MIG can’t match TIG’s cosmetic perfection and requires clean metal for best results. Wind sensitivity is also a concern – even a moderate breeze can disperse the shielding gas and cause porosity. For very thin stainless, MIG’s continuous wire feed may introduce more heat than desired.
Stick welding’s biggest advantage is portability and its ability to handle outdoor conditions. The flux-coated electrode provides its own shielding, so you can weld stainless steel in wind or rain that would ruin gas-shielded processes.
This makes stick welding ideal for field repairs and maintenance work on stainless steel. The equipment is simple and affordable – just a power source, electrode holder, and ground clamp. Stick electrodes can also tolerate less-than-pristine surfaces better than MIG or TIG.
However, stick welding is slower with frequent electrode changes, and each pass leaves slag that must be chipped off. It’s not suitable for thin stainless steel under 2mm, as the intense arc easily causes burn-through. The finished welds typically need grinding if appearance matters.
Remove all contamination from the joint area using acetone or alcohol, then mechanically clean to a bright shine. Use only stainless steel wire brushes or grinding discs – never use tools that have touched carbon steel, as embedded iron particles will cause rust later.

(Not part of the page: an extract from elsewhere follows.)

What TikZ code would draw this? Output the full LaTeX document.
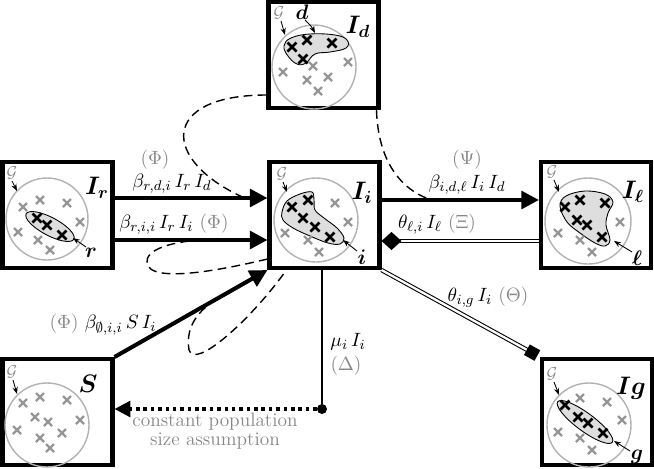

For TIG welding, use 100% argon at 15-20 CFH flow rate. MIG typically requires an argon-based mix with flow rates of 25-40 CFH.
When welding full-penetration joints like pipes, use back purging with argon to prevent oxidation on the root side. This ensures the inside of the weld stays as clean as the outside.

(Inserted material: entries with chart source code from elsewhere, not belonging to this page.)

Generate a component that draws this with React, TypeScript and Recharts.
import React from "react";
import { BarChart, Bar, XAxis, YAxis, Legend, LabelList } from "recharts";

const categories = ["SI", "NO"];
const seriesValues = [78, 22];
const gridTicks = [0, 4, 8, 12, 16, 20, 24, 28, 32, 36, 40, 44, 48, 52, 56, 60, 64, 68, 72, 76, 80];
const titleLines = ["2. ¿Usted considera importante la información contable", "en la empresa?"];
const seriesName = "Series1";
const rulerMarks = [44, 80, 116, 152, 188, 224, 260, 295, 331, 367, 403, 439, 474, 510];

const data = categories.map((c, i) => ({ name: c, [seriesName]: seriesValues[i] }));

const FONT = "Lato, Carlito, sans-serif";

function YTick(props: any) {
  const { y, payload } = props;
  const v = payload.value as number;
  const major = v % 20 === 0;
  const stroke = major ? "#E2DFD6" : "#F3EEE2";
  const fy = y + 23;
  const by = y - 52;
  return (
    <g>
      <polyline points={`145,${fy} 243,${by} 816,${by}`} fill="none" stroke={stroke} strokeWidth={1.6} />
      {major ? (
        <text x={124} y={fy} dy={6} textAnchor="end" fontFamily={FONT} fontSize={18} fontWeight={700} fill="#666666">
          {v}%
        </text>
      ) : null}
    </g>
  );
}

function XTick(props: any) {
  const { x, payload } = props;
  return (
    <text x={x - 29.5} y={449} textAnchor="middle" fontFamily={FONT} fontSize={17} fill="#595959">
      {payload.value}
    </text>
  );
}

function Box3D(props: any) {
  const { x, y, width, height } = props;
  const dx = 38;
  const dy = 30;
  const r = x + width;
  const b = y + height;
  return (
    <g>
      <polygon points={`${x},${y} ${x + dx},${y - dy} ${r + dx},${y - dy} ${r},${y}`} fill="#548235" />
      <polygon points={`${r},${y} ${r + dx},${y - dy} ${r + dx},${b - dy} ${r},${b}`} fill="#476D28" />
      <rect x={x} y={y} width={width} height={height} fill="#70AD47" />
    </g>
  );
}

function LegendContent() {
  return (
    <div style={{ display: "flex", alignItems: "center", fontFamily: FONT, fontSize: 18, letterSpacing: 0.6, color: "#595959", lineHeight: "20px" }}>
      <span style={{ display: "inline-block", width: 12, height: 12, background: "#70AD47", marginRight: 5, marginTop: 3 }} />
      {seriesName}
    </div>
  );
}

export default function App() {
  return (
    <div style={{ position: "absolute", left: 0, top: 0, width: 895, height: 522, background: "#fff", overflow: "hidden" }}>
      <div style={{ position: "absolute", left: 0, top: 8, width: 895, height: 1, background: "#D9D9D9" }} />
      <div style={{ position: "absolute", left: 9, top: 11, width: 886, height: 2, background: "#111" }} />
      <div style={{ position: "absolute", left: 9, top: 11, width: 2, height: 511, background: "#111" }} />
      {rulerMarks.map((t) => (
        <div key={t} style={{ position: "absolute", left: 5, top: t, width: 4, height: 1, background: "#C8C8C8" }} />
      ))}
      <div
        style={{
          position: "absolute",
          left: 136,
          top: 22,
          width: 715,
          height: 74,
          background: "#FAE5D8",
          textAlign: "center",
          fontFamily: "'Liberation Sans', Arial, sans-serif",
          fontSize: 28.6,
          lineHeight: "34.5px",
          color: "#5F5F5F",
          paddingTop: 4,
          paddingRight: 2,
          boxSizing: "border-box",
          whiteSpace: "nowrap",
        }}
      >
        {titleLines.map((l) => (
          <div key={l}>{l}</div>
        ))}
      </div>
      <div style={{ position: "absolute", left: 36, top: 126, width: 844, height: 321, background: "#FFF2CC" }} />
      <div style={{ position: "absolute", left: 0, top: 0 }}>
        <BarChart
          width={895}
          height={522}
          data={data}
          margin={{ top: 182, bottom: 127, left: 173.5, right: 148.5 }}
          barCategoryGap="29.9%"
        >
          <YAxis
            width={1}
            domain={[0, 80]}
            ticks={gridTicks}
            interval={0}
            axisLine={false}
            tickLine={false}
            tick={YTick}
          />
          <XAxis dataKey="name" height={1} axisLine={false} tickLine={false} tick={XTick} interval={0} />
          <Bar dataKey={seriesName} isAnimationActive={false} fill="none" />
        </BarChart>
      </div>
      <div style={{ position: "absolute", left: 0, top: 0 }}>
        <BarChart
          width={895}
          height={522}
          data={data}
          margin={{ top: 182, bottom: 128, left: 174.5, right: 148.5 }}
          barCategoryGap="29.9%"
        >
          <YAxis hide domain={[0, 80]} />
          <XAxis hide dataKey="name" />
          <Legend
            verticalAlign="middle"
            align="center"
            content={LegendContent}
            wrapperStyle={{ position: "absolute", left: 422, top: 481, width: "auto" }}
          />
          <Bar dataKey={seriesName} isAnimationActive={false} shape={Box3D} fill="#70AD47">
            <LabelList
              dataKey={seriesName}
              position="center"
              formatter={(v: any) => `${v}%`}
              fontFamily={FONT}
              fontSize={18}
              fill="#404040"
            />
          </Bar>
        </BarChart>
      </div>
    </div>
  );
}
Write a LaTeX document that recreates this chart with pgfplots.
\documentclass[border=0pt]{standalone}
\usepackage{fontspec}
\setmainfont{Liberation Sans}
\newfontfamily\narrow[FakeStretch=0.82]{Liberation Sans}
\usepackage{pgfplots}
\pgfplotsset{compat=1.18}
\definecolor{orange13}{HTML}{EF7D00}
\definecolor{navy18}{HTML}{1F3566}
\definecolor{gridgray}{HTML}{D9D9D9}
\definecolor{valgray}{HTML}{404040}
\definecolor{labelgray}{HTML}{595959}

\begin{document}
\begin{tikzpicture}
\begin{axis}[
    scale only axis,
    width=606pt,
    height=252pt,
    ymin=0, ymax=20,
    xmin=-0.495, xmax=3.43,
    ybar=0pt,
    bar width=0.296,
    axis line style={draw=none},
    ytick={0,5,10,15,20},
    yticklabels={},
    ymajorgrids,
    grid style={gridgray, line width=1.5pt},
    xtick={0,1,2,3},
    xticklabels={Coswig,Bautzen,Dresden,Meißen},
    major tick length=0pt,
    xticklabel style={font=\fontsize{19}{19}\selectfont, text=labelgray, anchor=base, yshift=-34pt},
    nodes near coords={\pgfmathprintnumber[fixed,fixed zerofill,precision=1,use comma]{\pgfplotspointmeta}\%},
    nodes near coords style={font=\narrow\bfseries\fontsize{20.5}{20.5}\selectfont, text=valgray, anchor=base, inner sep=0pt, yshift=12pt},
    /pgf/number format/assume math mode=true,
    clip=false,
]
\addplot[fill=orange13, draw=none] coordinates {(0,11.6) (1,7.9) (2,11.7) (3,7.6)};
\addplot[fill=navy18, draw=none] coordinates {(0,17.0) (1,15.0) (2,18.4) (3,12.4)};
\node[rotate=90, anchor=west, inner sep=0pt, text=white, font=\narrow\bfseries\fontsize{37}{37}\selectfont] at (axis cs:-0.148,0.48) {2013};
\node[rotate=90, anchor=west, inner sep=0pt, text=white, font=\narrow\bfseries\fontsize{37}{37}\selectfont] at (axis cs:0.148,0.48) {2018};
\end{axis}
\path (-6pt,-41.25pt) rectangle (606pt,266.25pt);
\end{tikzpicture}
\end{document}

Match your filler to the base metal for optimal corrosion resistance. Use ER308L for 304 stainless, ER316L for 316 stainless, and ER309L when joining stainless to carbon steel.

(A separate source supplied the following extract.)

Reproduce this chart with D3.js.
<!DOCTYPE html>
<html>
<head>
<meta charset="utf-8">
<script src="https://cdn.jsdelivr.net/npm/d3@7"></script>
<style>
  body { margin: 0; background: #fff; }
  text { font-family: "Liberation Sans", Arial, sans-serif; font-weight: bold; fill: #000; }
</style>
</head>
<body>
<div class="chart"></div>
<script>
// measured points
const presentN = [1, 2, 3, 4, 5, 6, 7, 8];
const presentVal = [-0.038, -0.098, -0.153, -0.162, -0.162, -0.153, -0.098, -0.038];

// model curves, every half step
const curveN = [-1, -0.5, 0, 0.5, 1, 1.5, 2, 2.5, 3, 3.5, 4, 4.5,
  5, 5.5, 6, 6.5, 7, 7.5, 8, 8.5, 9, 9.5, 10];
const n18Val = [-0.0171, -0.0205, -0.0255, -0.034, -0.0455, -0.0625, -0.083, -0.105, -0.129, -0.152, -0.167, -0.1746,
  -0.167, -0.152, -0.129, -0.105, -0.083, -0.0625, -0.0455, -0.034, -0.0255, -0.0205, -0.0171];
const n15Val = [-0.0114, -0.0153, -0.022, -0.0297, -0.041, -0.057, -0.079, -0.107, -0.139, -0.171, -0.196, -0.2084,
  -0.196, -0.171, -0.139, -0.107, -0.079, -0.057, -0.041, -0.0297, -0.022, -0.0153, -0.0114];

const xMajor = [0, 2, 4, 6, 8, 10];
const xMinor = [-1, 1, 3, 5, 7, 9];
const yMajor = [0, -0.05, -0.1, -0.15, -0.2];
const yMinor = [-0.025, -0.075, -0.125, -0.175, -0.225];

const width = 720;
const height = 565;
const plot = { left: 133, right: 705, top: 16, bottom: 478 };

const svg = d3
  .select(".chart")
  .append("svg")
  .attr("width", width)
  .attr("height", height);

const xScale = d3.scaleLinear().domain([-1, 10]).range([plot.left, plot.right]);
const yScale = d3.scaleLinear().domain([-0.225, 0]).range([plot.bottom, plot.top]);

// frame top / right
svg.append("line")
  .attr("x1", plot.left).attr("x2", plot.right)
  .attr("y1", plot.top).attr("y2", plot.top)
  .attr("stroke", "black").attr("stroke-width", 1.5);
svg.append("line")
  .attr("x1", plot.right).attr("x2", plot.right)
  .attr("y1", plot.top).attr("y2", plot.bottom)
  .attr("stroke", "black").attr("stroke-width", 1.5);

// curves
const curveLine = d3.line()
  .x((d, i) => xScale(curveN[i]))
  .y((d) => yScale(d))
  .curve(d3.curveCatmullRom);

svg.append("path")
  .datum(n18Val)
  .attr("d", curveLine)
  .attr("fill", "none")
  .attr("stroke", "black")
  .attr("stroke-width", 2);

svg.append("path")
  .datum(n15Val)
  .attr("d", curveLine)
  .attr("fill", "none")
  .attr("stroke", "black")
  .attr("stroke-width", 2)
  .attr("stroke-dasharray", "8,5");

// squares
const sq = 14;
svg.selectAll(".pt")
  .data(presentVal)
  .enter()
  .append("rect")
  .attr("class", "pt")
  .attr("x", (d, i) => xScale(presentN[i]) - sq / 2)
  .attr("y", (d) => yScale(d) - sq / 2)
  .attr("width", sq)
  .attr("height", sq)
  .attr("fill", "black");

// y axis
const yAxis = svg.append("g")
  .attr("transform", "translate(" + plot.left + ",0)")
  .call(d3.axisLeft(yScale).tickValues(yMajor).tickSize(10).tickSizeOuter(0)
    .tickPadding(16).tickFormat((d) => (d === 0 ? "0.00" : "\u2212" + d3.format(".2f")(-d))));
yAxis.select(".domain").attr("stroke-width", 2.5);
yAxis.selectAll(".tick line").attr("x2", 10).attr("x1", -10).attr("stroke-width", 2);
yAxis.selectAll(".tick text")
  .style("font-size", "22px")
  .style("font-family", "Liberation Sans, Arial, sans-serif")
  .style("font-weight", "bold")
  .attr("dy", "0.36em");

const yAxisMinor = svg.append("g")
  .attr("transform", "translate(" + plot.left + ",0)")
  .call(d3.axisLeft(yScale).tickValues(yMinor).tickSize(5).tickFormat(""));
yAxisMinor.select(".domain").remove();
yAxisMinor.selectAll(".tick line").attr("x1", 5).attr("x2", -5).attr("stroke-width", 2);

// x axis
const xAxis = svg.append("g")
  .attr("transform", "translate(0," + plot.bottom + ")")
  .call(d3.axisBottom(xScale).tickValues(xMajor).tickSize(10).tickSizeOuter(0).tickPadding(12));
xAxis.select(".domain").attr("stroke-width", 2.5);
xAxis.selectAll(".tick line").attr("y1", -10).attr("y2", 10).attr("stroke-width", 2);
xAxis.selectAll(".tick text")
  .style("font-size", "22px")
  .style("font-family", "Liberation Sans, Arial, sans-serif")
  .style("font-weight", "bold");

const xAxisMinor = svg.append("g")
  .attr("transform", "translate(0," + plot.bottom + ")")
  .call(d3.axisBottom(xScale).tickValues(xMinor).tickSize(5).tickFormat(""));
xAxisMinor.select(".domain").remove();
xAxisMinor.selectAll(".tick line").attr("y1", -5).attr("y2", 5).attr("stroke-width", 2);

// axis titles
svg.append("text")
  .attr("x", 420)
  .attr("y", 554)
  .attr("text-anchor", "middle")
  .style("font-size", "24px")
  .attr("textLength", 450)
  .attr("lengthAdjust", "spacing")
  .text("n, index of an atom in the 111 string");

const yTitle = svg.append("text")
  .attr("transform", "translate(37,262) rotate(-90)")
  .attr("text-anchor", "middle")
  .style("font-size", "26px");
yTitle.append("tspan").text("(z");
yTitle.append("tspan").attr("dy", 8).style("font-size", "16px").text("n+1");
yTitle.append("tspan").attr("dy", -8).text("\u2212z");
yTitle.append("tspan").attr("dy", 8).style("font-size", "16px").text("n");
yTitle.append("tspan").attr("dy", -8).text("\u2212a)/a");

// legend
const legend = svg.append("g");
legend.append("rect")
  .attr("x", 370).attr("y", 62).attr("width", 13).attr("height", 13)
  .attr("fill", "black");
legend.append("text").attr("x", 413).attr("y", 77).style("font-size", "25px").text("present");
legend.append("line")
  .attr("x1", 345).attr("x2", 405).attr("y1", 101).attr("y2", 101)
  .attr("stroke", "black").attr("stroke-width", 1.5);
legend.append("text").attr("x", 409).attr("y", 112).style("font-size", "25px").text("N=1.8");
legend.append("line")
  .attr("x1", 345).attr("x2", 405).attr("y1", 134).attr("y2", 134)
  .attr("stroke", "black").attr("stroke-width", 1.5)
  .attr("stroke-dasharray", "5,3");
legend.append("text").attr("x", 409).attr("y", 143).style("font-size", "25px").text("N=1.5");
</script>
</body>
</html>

Always choose low-carbon “L” grade fillers to minimize chromium carbide formation that can reduce corrosion resistance. For austenitic stainless, the filler should produce 5-10% ferrite in the weld to prevent hot cracking.
Stainless steel expands more than carbon steel but dissipates heat slowly, making it prone to warping. Use short weld passes and faster travel speeds than you would with carbon steel.
For thin sections, consider backstep welding or skip welding to distribute heat. Allow cooling between passes, and never water-quench stainless steel – let it air cool naturally to prevent distortion and cracking.
A properly shielded stainless TIG weld should show a shiny silver or light straw color. Dark blue or gray indicates insufficient shielding or excessive heat.
Remove any heat tint with a stainless wire brush or pickling paste to restore full corrosion resistance. For critical applications, the weld area should be passivated with nitric or citric acid to reform the protective chromium oxide layer.
Use 100% argon for TIG welding stainless steel. For MIG, use an argon-based mix like 90% helium, 7.5% argon, 2.5% CO₂ for short-circuit transfer, or 98% argon, 2% oxygen for spray transfer.
Yes, use ER309L filler metal which has high alloy content designed to tolerate mixing with mild steel while maintaining good weld properties.
Blue or gray discoloration indicates insufficient shielding gas coverage or excessive heat input. Increase gas flow rate, use a gas lens for better coverage, and reduce heat input.
Austenitic and duplex stainless steels don’t require preheating. Martensitic grades need 200-300°C preheat to prevent cracking. Ferritic grades may benefit from 50-250°C preheat in thick sections.
Use faster travel speeds, short weld passes, and backstep or skip welding techniques. Clamp securely but not over-restrained, and allow cooling between passes.
TIG welding provides the best control for thin stainless steel under 3mm, preventing burn-through while maintaining good appearance.
While the welding machine can be the same, use separate consumables and tools. Dedicated stainless wire brushes, grinding discs, and MIG gun liners prevent iron contamination that causes rust.